**Provided material:**
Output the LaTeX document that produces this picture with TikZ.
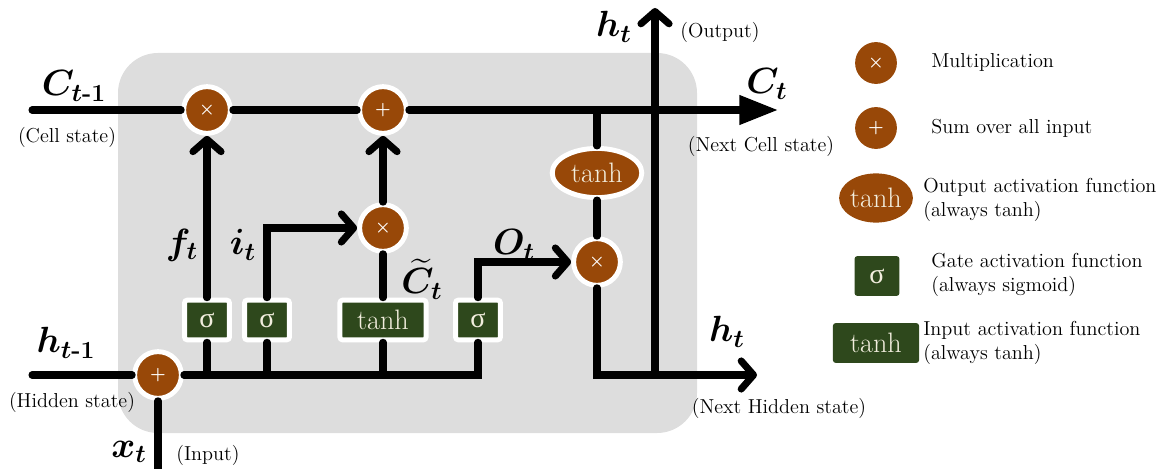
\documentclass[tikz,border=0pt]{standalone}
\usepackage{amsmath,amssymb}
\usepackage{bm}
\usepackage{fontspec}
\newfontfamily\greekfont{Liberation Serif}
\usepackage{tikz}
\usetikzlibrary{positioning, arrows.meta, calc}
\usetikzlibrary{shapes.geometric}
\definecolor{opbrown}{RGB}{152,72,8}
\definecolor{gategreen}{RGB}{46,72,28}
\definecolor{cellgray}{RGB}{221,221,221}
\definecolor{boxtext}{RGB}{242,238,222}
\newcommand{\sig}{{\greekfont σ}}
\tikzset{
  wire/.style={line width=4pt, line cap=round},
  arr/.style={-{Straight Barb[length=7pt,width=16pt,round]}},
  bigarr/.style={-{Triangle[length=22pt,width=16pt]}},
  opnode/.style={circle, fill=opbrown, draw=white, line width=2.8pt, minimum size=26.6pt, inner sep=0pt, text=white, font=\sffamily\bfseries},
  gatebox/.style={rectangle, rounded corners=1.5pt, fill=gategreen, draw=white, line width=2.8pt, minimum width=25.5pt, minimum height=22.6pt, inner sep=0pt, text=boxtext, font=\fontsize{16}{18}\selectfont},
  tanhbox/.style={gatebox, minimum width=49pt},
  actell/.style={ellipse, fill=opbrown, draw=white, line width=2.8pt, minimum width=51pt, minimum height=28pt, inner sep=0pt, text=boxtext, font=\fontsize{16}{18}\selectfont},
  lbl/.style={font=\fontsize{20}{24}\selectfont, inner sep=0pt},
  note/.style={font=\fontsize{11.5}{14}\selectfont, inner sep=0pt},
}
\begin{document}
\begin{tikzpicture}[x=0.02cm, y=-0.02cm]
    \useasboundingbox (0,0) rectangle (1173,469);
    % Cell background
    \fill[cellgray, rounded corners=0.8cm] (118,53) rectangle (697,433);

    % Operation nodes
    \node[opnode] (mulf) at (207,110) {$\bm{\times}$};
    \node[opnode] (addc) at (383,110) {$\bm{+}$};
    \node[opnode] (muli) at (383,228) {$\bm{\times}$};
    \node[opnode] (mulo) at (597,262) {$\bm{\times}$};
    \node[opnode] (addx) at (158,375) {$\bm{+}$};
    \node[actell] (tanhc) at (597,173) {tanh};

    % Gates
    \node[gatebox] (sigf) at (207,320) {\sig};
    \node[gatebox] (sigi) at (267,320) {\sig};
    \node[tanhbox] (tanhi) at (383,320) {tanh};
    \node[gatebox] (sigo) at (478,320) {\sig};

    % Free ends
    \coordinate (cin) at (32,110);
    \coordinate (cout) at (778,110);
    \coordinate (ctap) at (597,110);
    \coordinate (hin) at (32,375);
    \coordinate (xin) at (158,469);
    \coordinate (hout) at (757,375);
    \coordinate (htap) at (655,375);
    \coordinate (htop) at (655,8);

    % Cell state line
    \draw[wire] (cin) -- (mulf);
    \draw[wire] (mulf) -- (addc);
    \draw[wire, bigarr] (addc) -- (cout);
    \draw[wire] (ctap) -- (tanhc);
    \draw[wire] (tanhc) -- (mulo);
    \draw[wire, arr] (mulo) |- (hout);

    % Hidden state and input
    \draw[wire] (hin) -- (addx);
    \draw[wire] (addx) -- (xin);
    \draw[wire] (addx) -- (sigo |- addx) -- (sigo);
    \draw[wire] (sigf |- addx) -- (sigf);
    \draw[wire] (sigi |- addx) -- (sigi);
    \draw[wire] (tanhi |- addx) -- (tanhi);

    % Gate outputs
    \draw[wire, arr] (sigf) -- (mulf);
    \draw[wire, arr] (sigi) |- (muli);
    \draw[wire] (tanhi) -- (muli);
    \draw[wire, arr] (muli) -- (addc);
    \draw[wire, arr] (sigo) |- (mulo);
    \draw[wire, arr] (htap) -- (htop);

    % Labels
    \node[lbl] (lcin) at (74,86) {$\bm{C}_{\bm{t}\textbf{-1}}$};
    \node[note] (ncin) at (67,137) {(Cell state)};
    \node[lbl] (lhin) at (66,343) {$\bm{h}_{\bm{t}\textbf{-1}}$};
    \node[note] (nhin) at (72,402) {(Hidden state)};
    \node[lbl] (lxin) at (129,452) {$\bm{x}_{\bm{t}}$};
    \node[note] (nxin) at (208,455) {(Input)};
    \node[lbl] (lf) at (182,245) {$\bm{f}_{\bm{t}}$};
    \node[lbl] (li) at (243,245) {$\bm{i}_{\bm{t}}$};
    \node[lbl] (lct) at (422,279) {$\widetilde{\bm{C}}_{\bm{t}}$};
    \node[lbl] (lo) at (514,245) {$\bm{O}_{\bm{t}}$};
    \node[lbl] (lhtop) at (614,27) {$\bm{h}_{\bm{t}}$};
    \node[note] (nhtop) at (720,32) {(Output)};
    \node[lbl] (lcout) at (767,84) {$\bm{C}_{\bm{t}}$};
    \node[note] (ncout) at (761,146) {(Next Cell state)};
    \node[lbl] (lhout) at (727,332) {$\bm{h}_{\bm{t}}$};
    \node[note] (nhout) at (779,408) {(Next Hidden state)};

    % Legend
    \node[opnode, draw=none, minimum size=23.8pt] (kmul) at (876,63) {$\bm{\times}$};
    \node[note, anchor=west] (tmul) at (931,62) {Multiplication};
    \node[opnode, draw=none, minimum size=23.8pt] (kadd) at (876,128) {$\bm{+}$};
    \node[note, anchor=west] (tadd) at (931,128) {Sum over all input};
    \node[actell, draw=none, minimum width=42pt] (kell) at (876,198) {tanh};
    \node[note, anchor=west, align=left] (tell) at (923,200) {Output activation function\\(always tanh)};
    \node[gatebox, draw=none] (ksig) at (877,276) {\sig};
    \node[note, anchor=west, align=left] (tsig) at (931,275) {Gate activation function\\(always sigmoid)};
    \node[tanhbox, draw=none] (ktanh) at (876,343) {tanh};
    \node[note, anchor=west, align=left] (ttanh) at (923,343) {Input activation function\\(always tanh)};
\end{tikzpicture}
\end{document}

**Task to complete:** Copy out all of the material exactly as written, without its pictures.

**Solution to the problem:**
Output the LaTeX document that produces this picture with TikZ.
\documentclass[tikz,border=0pt]{standalone}
\usepackage{amsmath,amssymb}
\usepackage{bm}
\usepackage{fontspec}
\newfontfamily\greekfont{Liberation Serif}
\usepackage{tikz}
\usetikzlibrary{positioning, arrows.meta, calc}
\usetikzlibrary{shapes.geometric}
\definecolor{opbrown}{RGB}{152,72,8}
\definecolor{gategreen}{RGB}{46,72,28}
\definecolor{cellgray}{RGB}{221,221,221}
\definecolor{boxtext}{RGB}{242,238,222}
\newcommand{\sig}{{\greekfont σ}}
\tikzset{
  wire/.style={line width=4pt, line cap=round},
  arr/.style={-{Straight Barb[length=7pt,width=16pt,round]}},
  bigarr/.style={-{Triangle[length=22pt,width=16pt]}},
  opnode/.style={circle, fill=opbrown, draw=white, line width=2.8pt, minimum size=26.6pt, inner sep=0pt, text=white, font=\sffamily\bfseries},
  gatebox/.style={rectangle, rounded corners=1.5pt, fill=gategreen, draw=white, line width=2.8pt, minimum width=25.5pt, minimum height=22.6pt, inner sep=0pt, text=boxtext, font=\fontsize{16}{18}\selectfont},
  tanhbox/.style={gatebox, minimum width=49pt},
  actell/.style={ellipse, fill=opbrown, draw=white, line width=2.8pt, minimum width=51pt, minimum height=28pt, inner sep=0pt, text=boxtext, font=\fontsize{16}{18}\selectfont},
  lbl/.style={font=\fontsize{20}{24}\selectfont, inner sep=0pt},
  note/.style={font=\fontsize{11.5}{14}\selectfont, inner sep=0pt},
}
\begin{document}
\begin{tikzpicture}[x=0.02cm, y=-0.02cm]
    \useasboundingbox (0,0) rectangle (1173,469);
    % Cell background
    \fill[cellgray, rounded corners=0.8cm] (118,53) rectangle (697,433);

    % Operation nodes
    \node[opnode] (mulf) at (207,110) {$\bm{\times}$};
    \node[opnode] (addc) at (383,110) {$\bm{+}$};
    \node[opnode] (muli) at (383,228) {$\bm{\times}$};
    \node[opnode] (mulo) at (597,262) {$\bm{\times}$};
    \node[opnode] (addx) at (158,375) {$\bm{+}$};
    \node[actell] (tanhc) at (597,173) {tanh};

    % Gates
    \node[gatebox] (sigf) at (207,320) {\sig};
    \node[gatebox] (sigi) at (267,320) {\sig};
    \node[tanhbox] (tanhi) at (383,320) {tanh};
    \node[gatebox] (sigo) at (478,320) {\sig};

    % Free ends
    \coordinate (cin) at (32,110);
    \coordinate (cout) at (778,110);
    \coordinate (ctap) at (597,110);
    \coordinate (hin) at (32,375);
    \coordinate (xin) at (158,469);
    \coordinate (hout) at (757,375);
    \coordinate (htap) at (655,375);
    \coordinate (htop) at (655,8);

    % Cell state line
    \draw[wire] (cin) -- (mulf);
    \draw[wire] (mulf) -- (addc);
    \draw[wire, bigarr] (addc) -- (cout);
    \draw[wire] (ctap) -- (tanhc);
    \draw[wire] (tanhc) -- (mulo);
    \draw[wire, arr] (mulo) |- (hout);

    % Hidden state and input
    \draw[wire] (hin) -- (addx);
    \draw[wire] (addx) -- (xin);
    \draw[wire] (addx) -- (sigo |- addx) -- (sigo);
    \draw[wire] (sigf |- addx) -- (sigf);
    \draw[wire] (sigi |- addx) -- (sigi);
    \draw[wire] (tanhi |- addx) -- (tanhi);

    % Gate outputs
    \draw[wire, arr] (sigf) -- (mulf);
    \draw[wire, arr] (sigi) |- (muli);
    \draw[wire] (tanhi) -- (muli);
    \draw[wire, arr] (muli) -- (addc);
    \draw[wire, arr] (sigo) |- (mulo);
    \draw[wire, arr] (htap) -- (htop);

    % Labels
    \node[lbl] (lcin) at (74,86) {$\bm{C}_{\bm{t}\textbf{-1}}$};
    \node[note] (ncin) at (67,137) {(Cell state)};
    \node[lbl] (lhin) at (66,343) {$\bm{h}_{\bm{t}\textbf{-1}}$};
    \node[note] (nhin) at (72,402) {(Hidden state)};
    \node[lbl] (lxin) at (129,452) {$\bm{x}_{\bm{t}}$};
    \node[note] (nxin) at (208,455) {(Input)};
    \node[lbl] (lf) at (182,245) {$\bm{f}_{\bm{t}}$};
    \node[lbl] (li) at (243,245) {$\bm{i}_{\bm{t}}$};
    \node[lbl] (lct) at (422,279) {$\widetilde{\bm{C}}_{\bm{t}}$};
    \node[lbl] (lo) at (514,245) {$\bm{O}_{\bm{t}}$};
    \node[lbl] (lhtop) at (614,27) {$\bm{h}_{\bm{t}}$};
    \node[note] (nhtop) at (720,32) {(Output)};
    \node[lbl] (lcout) at (767,84) {$\bm{C}_{\bm{t}}$};
    \node[note] (ncout) at (761,146) {(Next Cell state)};
    \node[lbl] (lhout) at (727,332) {$\bm{h}_{\bm{t}}$};
    \node[note] (nhout) at (779,408) {(Next Hidden state)};

    % Legend
    \node[opnode, draw=none, minimum size=23.8pt] (kmul) at (876,63) {$\bm{\times}$};
    \node[note, anchor=west] (tmul) at (931,62) {Multiplication};
    \node[opnode, draw=none, minimum size=23.8pt] (kadd) at (876,128) {$\bm{+}$};
    \node[note, anchor=west] (tadd) at (931,128) {Sum over all input};
    \node[actell, draw=none, minimum width=42pt] (kell) at (876,198) {tanh};
    \node[note, anchor=west, align=left] (tell) at (923,200) {Output activation function\\(always tanh)};
    \node[gatebox, draw=none] (ksig) at (877,276) {\sig};
    \node[note, anchor=west, align=left] (tsig) at (931,275) {Gate activation function\\(always sigmoid)};
    \node[tanhbox, draw=none] (ktanh) at (876,343) {tanh};
    \node[note, anchor=west, align=left] (ttanh) at (923,343) {Input activation function\\(always tanh)};
\end{tikzpicture}
\end{document}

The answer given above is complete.